What is it about anger that makes us so badly want to be free of it? Is it the searing inner heat? The feeling out of control? The fear we might actually do harm we will later regret?

On the other hand, what is it that creates the sneaky desire we may have to keep it?

Many, but not all, religious disciplines admonish us to be free of anger. The advice they give for how to rid ourselves of this malady ranges from philosophical to paradoxically brutal. But perhaps the greatest motivator we have is that to feel angry is just plain uncomfortable. We frighten ourselves with our own vehemence.

Anger is a universal emotion. We all experience its ravages. And, so far as I can tell, any attempt to rid ourselves of anger (or any other emotion, for that matter) is doomed to failure. Resisting or pushing away any facet of our experience has the rather alarming effect of intensifying its hold on us.

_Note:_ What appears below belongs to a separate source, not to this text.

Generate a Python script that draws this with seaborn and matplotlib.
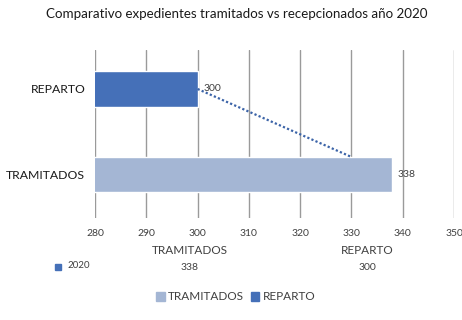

Nor have I noticed relief with the free expression or so-called venting techniques which have the dual misfortune of stoking the fire within and potentially causing us to do irreparable harm to self or someone we love. It seems the more we express anger without concern for its effects, the more anger there is to express! There is a (sometimes not so) subtle boost we get from anger which permits us to overpower what may have been fearful or constraining.

So what is left to do?

Well — there truly is a different way. Odd as it sounds, fully allowing the sensation of anger while not acting on it can be the quickest way out of self-inflicted pain. Often our tendency to try to get rid of an emotion either by pushing it away (resisting) or venting it only makes matters worse. If, instead, we get curious about what we are trying to tell ourselves, we get to the matter at hand in such a way that finally allows true resolution. The FEAD technique(http://www.maryanniyer.com/Resources/article_FEAD-IJHC-%20Wallace-10-3.pdf) is wonderful for this — Face, Embrace, Allow space, invoke Divine grace. When you feel the rise of anger, immediately turn to yourself with curiosity. “Dear One, what is this? I am curious. I want to know. I am absolutely here with you. What is it you need?” What is revealed may or may not be realistic to the logical mind. It still needs attention.

Here’s what I’ve noticed: anything that remains bottled up, no matter how old — fear, hurt, opinion, truth, love — sooner or later must burst out. And if we’ve been squelching some intimate, essential part of ourselves, or in any way living a lie, it is likely to be a surge of anger that breaks open the cave to let it surface. Let that be. Although ranting and raving are not necessary for the expression of anger, sometimes it is exactly that which forces out the needed words.

Stay as open to yourself and the experience you are having as you can possibly be. When we adopt an attitude of genuine caring for that in us from which the lava of anger has arisen, we provide a different kind of “venting”. In this, we allow room for authentic resolution of whatever inner misalignment is going on to generate such heat in the first place. Sometimes these hidden spaces are like deep tectonic plates shifting to force the issue. This opens us to say exactly the words that we’ve been holding back and that need to be said. It is perhaps an honesty we’ve been too afraid to express because of presumed consequences. Or a fear, grief, or loneliness so great we haven’t dared to feel it, yet. Often there is pain beneath our feelings of anger that runs so deep that our fear of being destroyed by it keeps us denying, covering up, protecting ourselves.

Be curious. Be welcoming of every (denied) part of yourself needing attention. It is not the anger needing attention — that is just the torrent carrying the message. Strive with all your might to hear the voice under or within or at the base of the anger.

When we do this, there is really no need to focus on getting rid of anger. Once that which needs our attention is recognized, the anger seems to evaporate as mist. It was just the conduit — the lava bringing the message to the surface. The self-contained impetus anger seems to have to maintain itself points to the desperate need of something needing attention. Once its service is over, anger no longer exists. It really never did exist in the first place, independent of that which it was serving.